# Goal
Leave out the images and repeat the listing below without a single change.

[Dataset entries]

>> Begin

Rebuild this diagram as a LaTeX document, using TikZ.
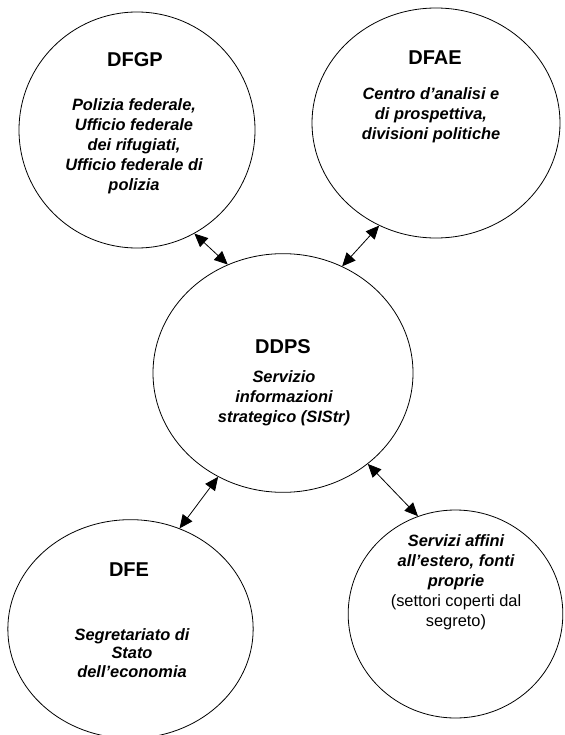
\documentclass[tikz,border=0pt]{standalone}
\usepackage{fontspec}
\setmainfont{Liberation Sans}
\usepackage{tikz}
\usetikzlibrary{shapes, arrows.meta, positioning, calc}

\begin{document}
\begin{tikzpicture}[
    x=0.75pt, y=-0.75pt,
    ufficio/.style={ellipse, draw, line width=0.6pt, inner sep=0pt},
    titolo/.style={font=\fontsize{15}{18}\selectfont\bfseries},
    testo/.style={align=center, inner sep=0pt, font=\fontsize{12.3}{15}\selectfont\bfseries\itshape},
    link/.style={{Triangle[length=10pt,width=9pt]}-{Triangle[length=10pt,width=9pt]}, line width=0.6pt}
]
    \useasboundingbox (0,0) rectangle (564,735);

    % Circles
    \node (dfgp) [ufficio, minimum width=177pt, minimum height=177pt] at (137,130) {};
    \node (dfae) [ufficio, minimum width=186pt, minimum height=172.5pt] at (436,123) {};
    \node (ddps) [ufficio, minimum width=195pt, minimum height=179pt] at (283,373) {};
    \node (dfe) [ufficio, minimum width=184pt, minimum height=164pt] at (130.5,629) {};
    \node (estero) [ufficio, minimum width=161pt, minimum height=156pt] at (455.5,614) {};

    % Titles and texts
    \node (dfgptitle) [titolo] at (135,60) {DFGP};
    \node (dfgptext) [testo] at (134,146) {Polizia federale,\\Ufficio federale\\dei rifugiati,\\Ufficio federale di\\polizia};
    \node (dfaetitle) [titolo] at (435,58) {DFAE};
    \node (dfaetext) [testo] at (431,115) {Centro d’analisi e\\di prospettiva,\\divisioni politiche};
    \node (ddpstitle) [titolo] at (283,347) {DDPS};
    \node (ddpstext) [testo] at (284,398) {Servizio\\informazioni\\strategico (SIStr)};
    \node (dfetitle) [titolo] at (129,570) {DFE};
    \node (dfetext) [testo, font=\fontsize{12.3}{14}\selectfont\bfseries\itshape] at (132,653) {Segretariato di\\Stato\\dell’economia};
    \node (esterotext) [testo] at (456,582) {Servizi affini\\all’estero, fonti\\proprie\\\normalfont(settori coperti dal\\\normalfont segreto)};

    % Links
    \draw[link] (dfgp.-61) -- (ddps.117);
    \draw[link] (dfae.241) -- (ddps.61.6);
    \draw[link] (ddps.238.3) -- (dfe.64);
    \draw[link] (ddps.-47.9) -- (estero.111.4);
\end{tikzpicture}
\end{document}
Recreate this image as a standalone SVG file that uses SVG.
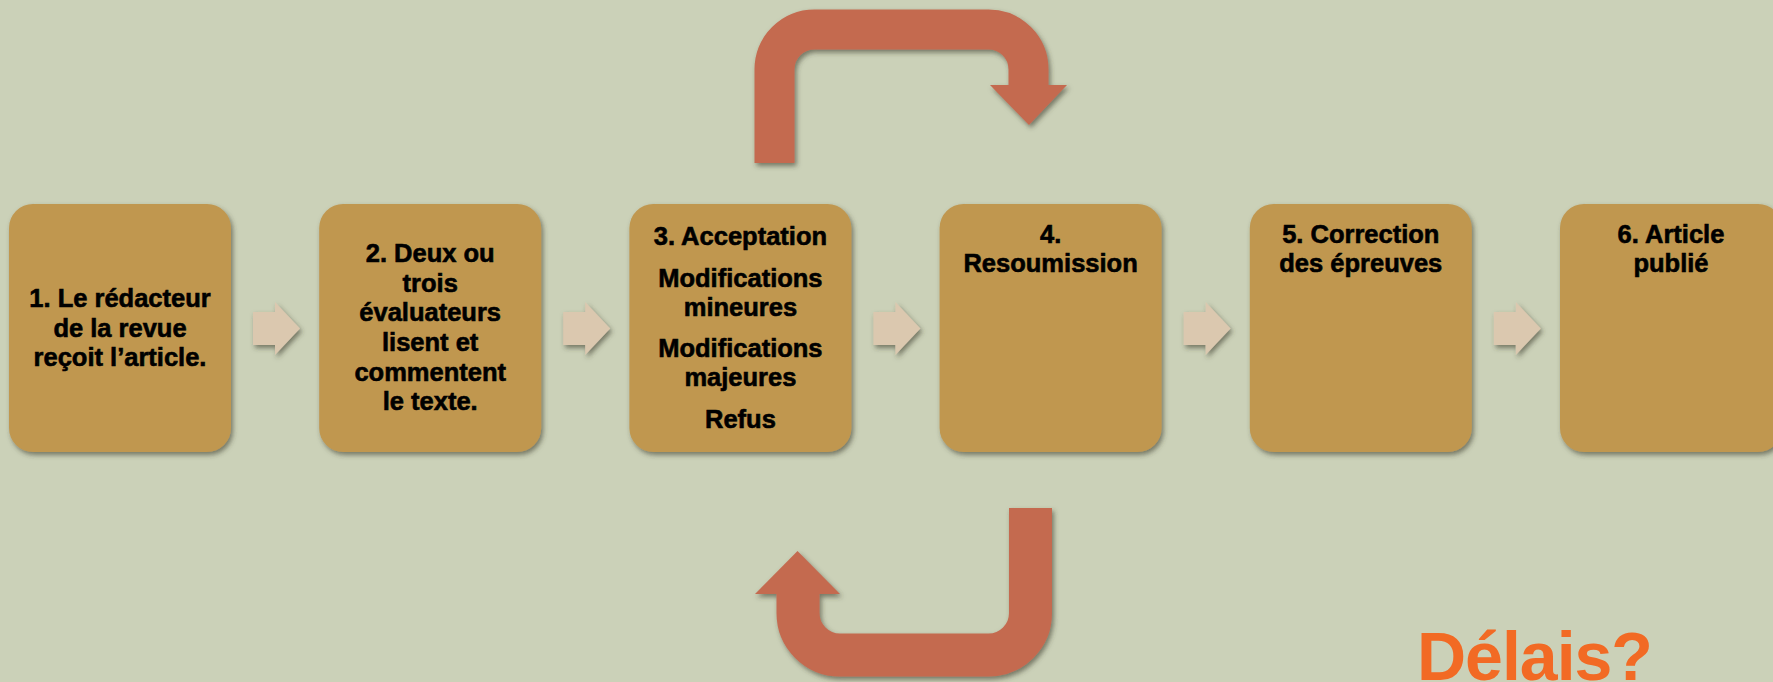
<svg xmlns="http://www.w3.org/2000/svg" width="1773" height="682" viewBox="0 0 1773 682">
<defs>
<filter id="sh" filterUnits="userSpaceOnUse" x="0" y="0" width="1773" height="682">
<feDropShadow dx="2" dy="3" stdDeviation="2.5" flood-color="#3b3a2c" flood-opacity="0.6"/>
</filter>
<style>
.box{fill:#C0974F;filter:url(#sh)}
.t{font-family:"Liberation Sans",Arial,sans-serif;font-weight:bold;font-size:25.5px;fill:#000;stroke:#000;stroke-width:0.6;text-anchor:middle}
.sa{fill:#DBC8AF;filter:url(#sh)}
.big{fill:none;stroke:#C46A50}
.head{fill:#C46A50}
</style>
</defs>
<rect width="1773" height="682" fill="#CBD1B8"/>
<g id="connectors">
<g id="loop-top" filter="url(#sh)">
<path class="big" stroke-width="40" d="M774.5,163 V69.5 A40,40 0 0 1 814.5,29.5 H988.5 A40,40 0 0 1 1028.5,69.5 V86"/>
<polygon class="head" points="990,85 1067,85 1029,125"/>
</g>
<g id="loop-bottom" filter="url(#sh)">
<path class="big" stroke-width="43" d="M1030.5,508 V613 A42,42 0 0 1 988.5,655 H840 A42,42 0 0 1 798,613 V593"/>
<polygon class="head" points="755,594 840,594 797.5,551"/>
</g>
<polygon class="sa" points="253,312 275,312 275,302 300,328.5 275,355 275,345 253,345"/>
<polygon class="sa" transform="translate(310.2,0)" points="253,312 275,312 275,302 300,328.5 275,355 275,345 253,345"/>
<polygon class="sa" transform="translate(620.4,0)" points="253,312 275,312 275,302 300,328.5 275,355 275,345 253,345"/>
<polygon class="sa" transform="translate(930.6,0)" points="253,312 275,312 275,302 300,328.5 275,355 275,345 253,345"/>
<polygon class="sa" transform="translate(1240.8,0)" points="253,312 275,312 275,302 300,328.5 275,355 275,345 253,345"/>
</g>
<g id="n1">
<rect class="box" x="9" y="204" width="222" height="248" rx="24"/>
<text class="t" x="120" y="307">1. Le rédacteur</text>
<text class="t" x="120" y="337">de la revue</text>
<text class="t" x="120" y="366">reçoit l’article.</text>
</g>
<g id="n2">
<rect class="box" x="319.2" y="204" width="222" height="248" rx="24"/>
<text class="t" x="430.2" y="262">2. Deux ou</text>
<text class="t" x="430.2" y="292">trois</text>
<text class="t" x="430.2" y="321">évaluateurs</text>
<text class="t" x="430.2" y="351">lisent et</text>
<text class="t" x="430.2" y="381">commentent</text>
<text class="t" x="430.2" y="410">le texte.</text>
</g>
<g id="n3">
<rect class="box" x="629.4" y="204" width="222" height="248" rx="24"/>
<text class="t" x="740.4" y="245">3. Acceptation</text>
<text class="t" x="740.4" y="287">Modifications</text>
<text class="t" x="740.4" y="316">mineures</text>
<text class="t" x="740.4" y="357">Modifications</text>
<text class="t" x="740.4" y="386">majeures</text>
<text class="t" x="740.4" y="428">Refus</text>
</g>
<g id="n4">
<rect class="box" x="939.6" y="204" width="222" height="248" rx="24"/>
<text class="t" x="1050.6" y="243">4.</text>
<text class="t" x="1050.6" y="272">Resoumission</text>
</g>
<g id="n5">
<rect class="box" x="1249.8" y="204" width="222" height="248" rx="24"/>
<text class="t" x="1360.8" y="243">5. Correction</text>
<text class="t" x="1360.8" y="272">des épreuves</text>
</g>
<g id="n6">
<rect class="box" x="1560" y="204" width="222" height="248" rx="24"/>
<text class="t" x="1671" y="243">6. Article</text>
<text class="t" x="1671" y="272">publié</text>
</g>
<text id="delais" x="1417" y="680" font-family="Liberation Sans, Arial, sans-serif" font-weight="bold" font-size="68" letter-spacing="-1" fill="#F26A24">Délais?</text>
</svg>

>> End

# Response for this exercise
Rebuild this diagram as a LaTeX document, using TikZ.
\documentclass[tikz,border=0pt]{standalone}
\usepackage{fontspec}
\setmainfont{Liberation Sans}
\usepackage{tikz}
\usetikzlibrary{shapes, arrows.meta, positioning, calc}

\begin{document}
\begin{tikzpicture}[
    x=0.75pt, y=-0.75pt,
    ufficio/.style={ellipse, draw, line width=0.6pt, inner sep=0pt},
    titolo/.style={font=\fontsize{15}{18}\selectfont\bfseries},
    testo/.style={align=center, inner sep=0pt, font=\fontsize{12.3}{15}\selectfont\bfseries\itshape},
    link/.style={{Triangle[length=10pt,width=9pt]}-{Triangle[length=10pt,width=9pt]}, line width=0.6pt}
]
    \useasboundingbox (0,0) rectangle (564,735);

    % Circles
    \node (dfgp) [ufficio, minimum width=177pt, minimum height=177pt] at (137,130) {};
    \node (dfae) [ufficio, minimum width=186pt, minimum height=172.5pt] at (436,123) {};
    \node (ddps) [ufficio, minimum width=195pt, minimum height=179pt] at (283,373) {};
    \node (dfe) [ufficio, minimum width=184pt, minimum height=164pt] at (130.5,629) {};
    \node (estero) [ufficio, minimum width=161pt, minimum height=156pt] at (455.5,614) {};

    % Titles and texts
    \node (dfgptitle) [titolo] at (135,60) {DFGP};
    \node (dfgptext) [testo] at (134,146) {Polizia federale,\\Ufficio federale\\dei rifugiati,\\Ufficio federale di\\polizia};
    \node (dfaetitle) [titolo] at (435,58) {DFAE};
    \node (dfaetext) [testo] at (431,115) {Centro d’analisi e\\di prospettiva,\\divisioni politiche};
    \node (ddpstitle) [titolo] at (283,347) {DDPS};
    \node (ddpstext) [testo] at (284,398) {Servizio\\informazioni\\strategico (SIStr)};
    \node (dfetitle) [titolo] at (129,570) {DFE};
    \node (dfetext) [testo, font=\fontsize{12.3}{14}\selectfont\bfseries\itshape] at (132,653) {Segretariato di\\Stato\\dell’economia};
    \node (esterotext) [testo] at (456,582) {Servizi affini\\all’estero, fonti\\proprie\\\normalfont(settori coperti dal\\\normalfont segreto)};

    % Links
    \draw[link] (dfgp.-61) -- (ddps.117);
    \draw[link] (dfae.241) -- (ddps.61.6);
    \draw[link] (ddps.238.3) -- (dfe.64);
    \draw[link] (ddps.-47.9) -- (estero.111.4);
\end{tikzpicture}
\end{document}
Recreate this image as a standalone SVG file that uses SVG.
<svg xmlns="http://www.w3.org/2000/svg" width="1773" height="682" viewBox="0 0 1773 682">
<defs>
<filter id="sh" filterUnits="userSpaceOnUse" x="0" y="0" width="1773" height="682">
<feDropShadow dx="2" dy="3" stdDeviation="2.5" flood-color="#3b3a2c" flood-opacity="0.6"/>
</filter>
<style>
.box{fill:#C0974F;filter:url(#sh)}
.t{font-family:"Liberation Sans",Arial,sans-serif;font-weight:bold;font-size:25.5px;fill:#000;stroke:#000;stroke-width:0.6;text-anchor:middle}
.sa{fill:#DBC8AF;filter:url(#sh)}
.big{fill:none;stroke:#C46A50}
.head{fill:#C46A50}
</style>
</defs>
<rect width="1773" height="682" fill="#CBD1B8"/>
<g id="connectors">
<g id="loop-top" filter="url(#sh)">
<path class="big" stroke-width="40" d="M774.5,163 V69.5 A40,40 0 0 1 814.5,29.5 H988.5 A40,40 0 0 1 1028.5,69.5 V86"/>
<polygon class="head" points="990,85 1067,85 1029,125"/>
</g>
<g id="loop-bottom" filter="url(#sh)">
<path class="big" stroke-width="43" d="M1030.5,508 V613 A42,42 0 0 1 988.5,655 H840 A42,42 0 0 1 798,613 V593"/>
<polygon class="head" points="755,594 840,594 797.5,551"/>
</g>
<polygon class="sa" points="253,312 275,312 275,302 300,328.5 275,355 275,345 253,345"/>
<polygon class="sa" transform="translate(310.2,0)" points="253,312 275,312 275,302 300,328.5 275,355 275,345 253,345"/>
<polygon class="sa" transform="translate(620.4,0)" points="253,312 275,312 275,302 300,328.5 275,355 275,345 253,345"/>
<polygon class="sa" transform="translate(930.6,0)" points="253,312 275,312 275,302 300,328.5 275,355 275,345 253,345"/>
<polygon class="sa" transform="translate(1240.8,0)" points="253,312 275,312 275,302 300,328.5 275,355 275,345 253,345"/>
</g>
<g id="n1">
<rect class="box" x="9" y="204" width="222" height="248" rx="24"/>
<text class="t" x="120" y="307">1. Le rédacteur</text>
<text class="t" x="120" y="337">de la revue</text>
<text class="t" x="120" y="366">reçoit l’article.</text>
</g>
<g id="n2">
<rect class="box" x="319.2" y="204" width="222" height="248" rx="24"/>
<text class="t" x="430.2" y="262">2. Deux ou</text>
<text class="t" x="430.2" y="292">trois</text>
<text class="t" x="430.2" y="321">évaluateurs</text>
<text class="t" x="430.2" y="351">lisent et</text>
<text class="t" x="430.2" y="381">commentent</text>
<text class="t" x="430.2" y="410">le texte.</text>
</g>
<g id="n3">
<rect class="box" x="629.4" y="204" width="222" height="248" rx="24"/>
<text class="t" x="740.4" y="245">3. Acceptation</text>
<text class="t" x="740.4" y="287">Modifications</text>
<text class="t" x="740.4" y="316">mineures</text>
<text class="t" x="740.4" y="357">Modifications</text>
<text class="t" x="740.4" y="386">majeures</text>
<text class="t" x="740.4" y="428">Refus</text>
</g>
<g id="n4">
<rect class="box" x="939.6" y="204" width="222" height="248" rx="24"/>
<text class="t" x="1050.6" y="243">4.</text>
<text class="t" x="1050.6" y="272">Resoumission</text>
</g>
<g id="n5">
<rect class="box" x="1249.8" y="204" width="222" height="248" rx="24"/>
<text class="t" x="1360.8" y="243">5. Correction</text>
<text class="t" x="1360.8" y="272">des épreuves</text>
</g>
<g id="n6">
<rect class="box" x="1560" y="204" width="222" height="248" rx="24"/>
<text class="t" x="1671" y="243">6. Article</text>
<text class="t" x="1671" y="272">publié</text>
</g>
<text id="delais" x="1417" y="680" font-family="Liberation Sans, Arial, sans-serif" font-weight="bold" font-size="68" letter-spacing="-1" fill="#F26A24">Délais?</text>
</svg>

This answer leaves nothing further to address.